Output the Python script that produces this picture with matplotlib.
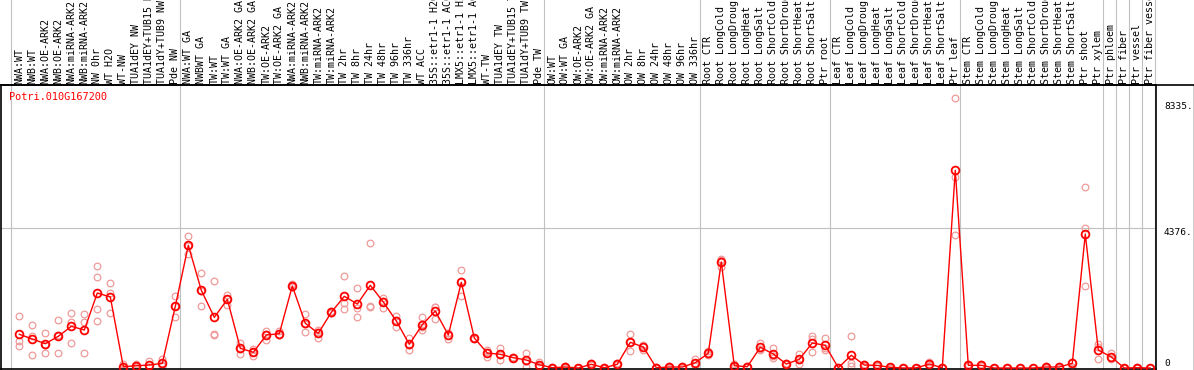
import numpy as np
import matplotlib
matplotlib.use('Agg')
import matplotlib.pyplot as plt
from matplotlib.lines import Line2D
from matplotlib.transforms import blended_transform_factory


###########################################################################################
## sample names, one per column
labels = ["NWA:WT", "NWB:WT", "NWA:OE-ARK2", "NWB:OE-ARK2", "NWA:miRNA-ARK2", "NWB:miRNA-ARK2",
          "NW 0hr", "WT H2O", "WT-NW", "TUA1dEY NW", "TUA1dEY+TUB15 NW", "TUA1dY+TUB9 NW", "Pde NW",
          "NWA:WT GA", "NWBWT GA", "TW:WT", "TW:WT GA", "NWA:OE-ARK2 GA", "NWB:OE-ARK2 GA",
          "TW:OE-ARK2", "TW:OE-ARK2 GA", "NWA:miRNA-ARK2", "NWB:miRNA-ARK2", "TW:miRNA-ARK2",
          "TW:miRNA-ARK2", "TW 2hr", "TW 8hr", "TW 24hr", "TW 48hr", "TW 96hr", "TW 336hr", "WT ACC",
          "35S::etr1-1 H2O", "35S::etr1-1 ACC", "LMX5::etr1-1 H2O", "LMX5::etr1-1 ACC", "WT-TW",
          "TUA1dEY TW", "TUA1dEY+TUB15 TW", "TUA1dY+TUB9 TW", "Pde TW",
          "OW:WT", "OW:WT GA", "OW:OE-ARK2", "OW:OE-ARK2 GA", "OW:miRNA-ARK2", "OW:miRNA-ARK2",
          "OW 2hr", "OW 8hr", "OW 24hr", "OW 48hr", "OW 96hr", "OW 336hr",
          "Root CTR", "Root LongCold", "Root LongDrought", "Root LongHeat", "Root LongSalt",
          "Root ShortCold", "Root ShortDrought", "Root ShortHeat", "Root ShortSalt", "Ptr root",
          "Leaf CTR", "Leaf LongCold", "Leaf LongDrought", "Leaf LongHeat", "Leaf LongSalt",
          "Leaf ShortCold", "Leaf ShortDrought", "Leaf ShortHeat", "Leaf ShortSalt", "Ptr leaf",
          "Stem CTR", "Stem LongCold", "Stem LongDrought", "Stem LongHeat", "Stem LongSalt",
          "Stem ShortCold", "Stem ShortDrought", "Stem ShortHeat", "Stem ShortSalt", "Ptr shoot",
          "Ptr xylem", "Ptr phloem", "Ptr fiber", "Ptr vessel", "Ptr fiber vessel"]

## mean expression per sample
means = [1056, 909, 761, 993, 1306, 1191, 2350, 2224, 41, 72, 94, 147, 1933,
         3844, 2434, 1588, 2152, 617, 492, 1034, 1075, 2569, 1400, 1087, 1745, 2246, 2005, 2591,
         2068, 1473, 743, 1357, 1786, 1034, 2685, 940, 470, 429, 323, 251, 103,
         9, 31, 0, 116, 9, 116, 805, 658, 9, 31, 31, 166,
         461, 3321, 72, 41, 649, 439, 125, 272, 783, 711,
         9, 398, 94, 80, 22, 0, 5, 125, 9, 6194,
         85, 85, 0, 0, 0, 0, 31, 31, 147, 4198,
         564, 345, 0, 9, 0]

## replicate values per sample
reps = [[1639, 846, 689], [1338, 398, 991], [1097, 461, 725], [1494, 461, 1024],
        [1714, 1441, 774], [1682, 1441, 461], [3196, 2842, 1839, 1463], [2654, 2359, 1714],
        [125, 0, 0], [110, 60, 45], [229, 30, 25], [272, 100, 70], [2256, 1607, 1936],
        [4136, 3562, 3834], [2967, 1933, 2402], [2726, 1056, 1025], [2297, 1983, 2176],
        [793, 448, 610], [595, 376, 505], [1159, 877, 1066], [1150, 1034, 1041],
        [2622, 2560, 2525], [1682, 1137, 1381], [1191, 930, 1140], [1776, 1730, 1729],
        [2882, 2027, 1839], [2516, 1870, 1607], [3907, 1952, 1902], [2203, 1889, 2112],
        [1629, 1294, 1496], [930, 564, 735], [1607, 1191, 1273], [1902, 1545, 1911],
        [899, 1100, 1103], [3061, 2256, 2738], [918, 950, 952], [564, 354, 492],
        [636, 251, 400], [340, 310, 320], [479, 41, 233], [197, 60, 52],
        [20, 5, 2], [60, 20, 13], [0, 0, 0], [150, 110, 88], [20, 5, 2], [150, 110, 88],
        [1065, 533, 817], [711, 564, 699], [20, 5, 2], [60, 20, 13], [60, 20, 13], [272, 63, 163],
        [533, 430, 420], [3415, 3174, 3374], [110, 60, 46], [70, 30, 23], [774, 564, 609],
        [636, 313, 368], [150, 110, 115], [429, 125, 262], [993, 909, 492], [940, 564, 630],
        [20, 5, 2], [993, 150, 51], [130, 80, 72], [110, 70, 60], [40, 15, 11], [0, 0, 0],
        [10, 5, 0], [179, 100, 96], [20, 5, 2], [8450, 5994, 4167],
        [110, 80, 65], [110, 80, 65], [0, 0, 0], [0, 0, 0], [0, 0, 0], [0, 0, 0],
        [60, 20, 13], [60, 20, 13], [41, 200, 200], [5661, 4377, 2560],
        [752, 272, 668], [461, 272, 302], [0, 0, 0], [20, 5, 2], [0, 0, 0]]

## group boundaries (number of samples before each separator)
group_ends = [0, 13, 41, 53, 63, 73, 84, 85, 86, 87, 88]
y_ticks = [8335, 4376, 0]
gene = "Potri.010G167200"

assert len(labels) == len(means) == len(reps) == 88

###########################################################################################
W, H = 1194, 370
fig = plt.figure(figsize=(W / 100, H / 100), dpi=100)
ax = fig.add_axes([1 / W, 1 - 369 / H, 1155 / W, 284 / H])
ax.set_xlim(-1.41, 87.44)
ax.set_ylim(-31, 8866)
ax.set_xticks([])
ax.set_yticks([])
for s in ax.spines.values():
    s.set_color('black')
    s.set_linewidth(1.2)

grey = '#c0c0c0'
top_frac = 369 / 284  # axes fraction of the figure top
for g in group_ends:
    ax.axvline(g - 0.63, ymin=0, ymax=top_frac, color=grey, lw=0.8, clip_on=False, zorder=0)
ax.axhline(y_ticks[1], color=grey, lw=0.8, zorder=0)

x = np.arange(len(means))
for xi, r in zip(x, reps):
    ax.plot([xi] * len(r), r, 'o', ms=4.8, mfc='none', mec='#f09a9a', mew=0.9, zorder=2)
ax.plot(x, means, '-', color='red', lw=1.0, zorder=3)
ax.plot(x, means, 'o', ms=5.6, mfc='none', mec='red', mew=1.3, zorder=4)

## header labels
mono = 'DejaVu Sans Mono'
trans = blended_transform_factory(ax.transData, fig.transFigure)
for xi, name in zip(x, labels):
    ax.text(xi, 1 - 84 / H, name, rotation=90, ha='center', va='bottom', fontsize=7.2,
            family=mono, transform=trans, clip_on=False)

fig.add_artist(Line2D([0, 1], [1 - 85 / H, 1 - 85 / H], transform=fig.transFigure,
                      color='black', lw=1.2))
fig.add_artist(Line2D([1193.5 / W, 1193.5 / W], [1 - 85 / H, 1 - 369 / H],
                      transform=fig.transFigure, color='black', lw=1.0))

## right-side value labels
rtrans = blended_transform_factory(fig.transFigure, ax.transData)
for v in y_ticks:
    ax.text(1164 / W, v, f"{v}." if v else "0", ha='left', va='top' if v else 'bottom',
            fontsize=6.8, family=mono, transform=rtrans, clip_on=False)

fig.text(9 / W, 1 - 97 / H, gene, color='red', fontsize=7.4, family=mono, va='center')

fig.savefig('out.png', dpi=100)
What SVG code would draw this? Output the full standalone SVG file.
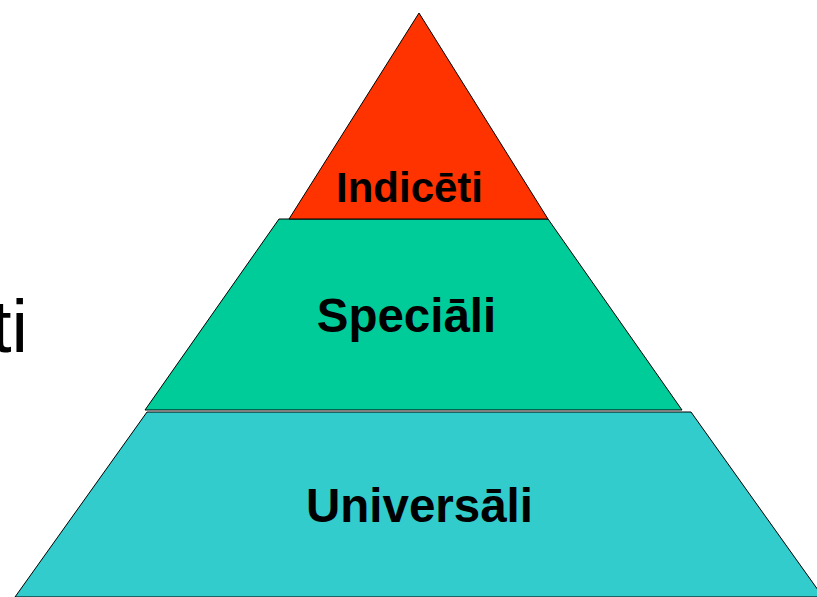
<svg xmlns="http://www.w3.org/2000/svg" width="817" height="597" viewBox="0 0 817 597">
<style>
.layer{stroke:#000;stroke-width:1}
.lbl{font-family:"Liberation Sans",Arial,sans-serif;font-weight:bold;fill:#000;text-anchor:middle}
</style>
<rect width="817" height="597" fill="#fff"/>
<text x="28" y="352" font-family="Liberation Sans, Arial, sans-serif" font-size="74" text-anchor="end" fill="#000">ti</text>
<g id="universali">
<polygon class="layer" fill="#33CCCC" points="147,412 691,412 823,597 15,597"/>
<text class="lbl" x="419.5" y="522" font-size="47.5">Universāli</text>
</g>
<g id="speciali">
<polygon class="layer" fill="#00CC99" points="279,219 548,219 682,410 145,410"/>
<text class="lbl" x="406.5" y="332" font-size="47.5">Speciāli</text>
</g>
<g id="indiceti">
<polygon class="layer" fill="#FF3300" points="419,13 548,219 289,219"/>
<text class="lbl" x="409.5" y="202" font-size="42">Indicēti</text>
</g>
<g id="connectors"/>
</svg>
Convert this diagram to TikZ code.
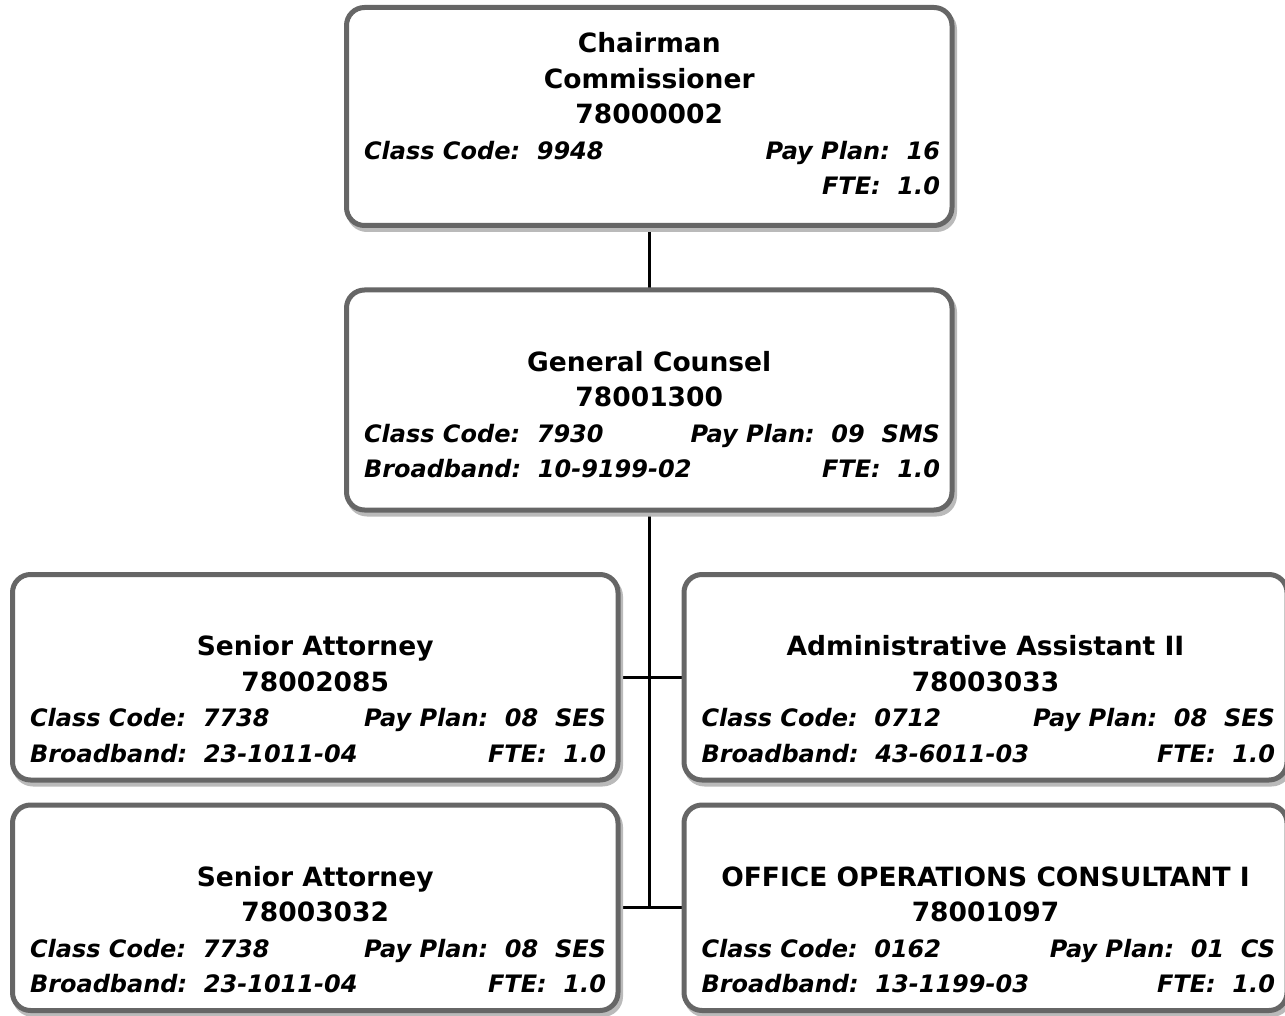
\documentclass[tikz,border=0pt]{standalone}
\usepackage{fontspec}
\setmainfont{DejaVu Sans}
\usetikzlibrary{backgrounds}
\newcommand\boxbody[3]{\vbox to #2{\hsize=#1\relax\baselineskip=35.5pt\lineskiplimit=-100pt\relax
  \vskip10pt\hbox{}#3\vss}}
\newcommand\tline[1]{\hbox to\hsize{\hss\fontsize{26.5}{30}\selectfont\bfseries #1\hss}}
\newcommand\dline[2]{\hbox to\hsize{\hskip17.5pt\fontsize{24}{28}\selectfont\bfseries\itshape #1\hfil #2\hskip12pt}}
\newcommand\blankline{\hbox{}}
\begin{document}
\begin{tikzpicture}[x=1pt,y=-1pt,
  orgbox/.style={rectangle, rounded corners=18pt, draw=black!60, line width=5pt,
    fill=white, inner sep=0pt, outer sep=0pt,
    preaction={draw=black!27, line width=5pt, transform canvas={shift={(2.5pt,-4pt)}}}},
  conn/.style={line width=3pt, draw=black}]
\useasboundingbox (0,0) rectangle (1285,1016);

\node[orgbox] (B1) at (649.25,116.5) {\boxbody{605.5pt}{218pt}{%
  \tline{Chairman}
  \tline{Commissioner}
  \tline{78000002}
  \dline{Class Code:\ \ 9948}{Pay Plan:\ \ 16}
  \dline{}{FTE:\ \ 1.0}}};

\node[orgbox] (B2) at (649.25,400) {\boxbody{605.5pt}{220pt}{%
  \blankline
  \tline{General Counsel}
  \tline{78001300}
  \dline{Class Code:\ \ 7930}{Pay Plan:\ \ 09\ \ SMS}
  \dline{Broadband:\ \ 10-9199-02}{FTE:\ \ 1.0}}};

\node[orgbox] (L1) at (315.25,677.25) {\boxbody{605.5pt}{205.5pt}{%
  \blankline
  \tline{Senior Attorney}
  \tline{78002085}
  \dline{Class Code:\ \ 7738}{Pay Plan:\ \ 08\ \ SES}
  \dline{Broadband:\ \ 23-1011-04}{FTE:\ \ 1.0}}};

\node[orgbox] (R1) at (985.5,677.25) {\boxbody{603pt}{205.5pt}{%
  \blankline
  \tline{Administrative Assistant II}
  \tline{78003033}
  \dline{Class Code:\ \ 0712}{Pay Plan:\ \ 08\ \ SES}
  \dline{Broadband:\ \ 43-6011-03}{FTE:\ \ 1.0}}};

\node[orgbox] (L2) at (315.25,907.75) {\boxbody{605.5pt}{205.5pt}{%
  \blankline
  \tline{Senior Attorney}
  \tline{78003032}
  \dline{Class Code:\ \ 7738}{Pay Plan:\ \ 08\ \ SES}
  \dline{Broadband:\ \ 23-1011-04}{FTE:\ \ 1.0}}};

\node[orgbox] (R2) at (985.5,907.75) {\boxbody{603pt}{205.5pt}{%
  \blankline
  \tline{OFFICE OPERATIONS CONSULTANT I}
  \tline{78001097}
  \dline{Class Code:\ \ 0162}{Pay Plan:\ \ 01\ \ CS}
  \dline{Broadband:\ \ 13-1199-03}{FTE:\ \ 1.0}}};

\begin{scope}[on background layer]
  \draw[conn] (B1.south) -- (B2.north);
  \draw[conn] (B2.south) -- (B2.south |- L2.east);
  \draw[conn] (L1.east) -- (R1.west);
  \draw[conn] (L2.east) -- (R2.west);
\end{scope}
\end{tikzpicture}
\end{document}
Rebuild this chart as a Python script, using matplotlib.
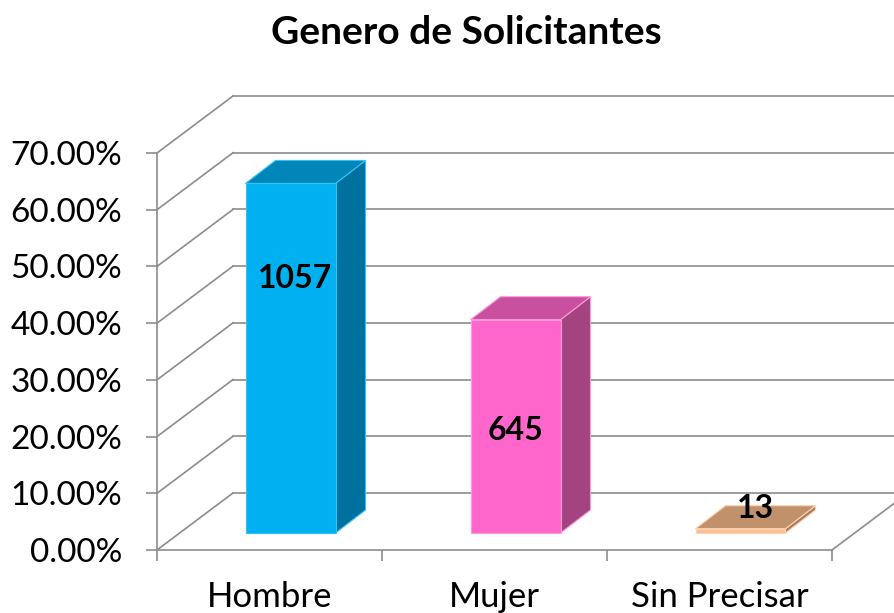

----------------

**Work to complete:** Make an exact copy of the lines from the top of the material through the line with "from matplotlib.transforms import", pictures excluded.

**Task output:**
Output the Python script that produces this picture with matplotlib.
import numpy as np
import matplotlib
matplotlib.use('Agg')
import matplotlib.pyplot as plt
from matplotlib.lines import Line2D
from matplotlib.transforms import blended_transform_factory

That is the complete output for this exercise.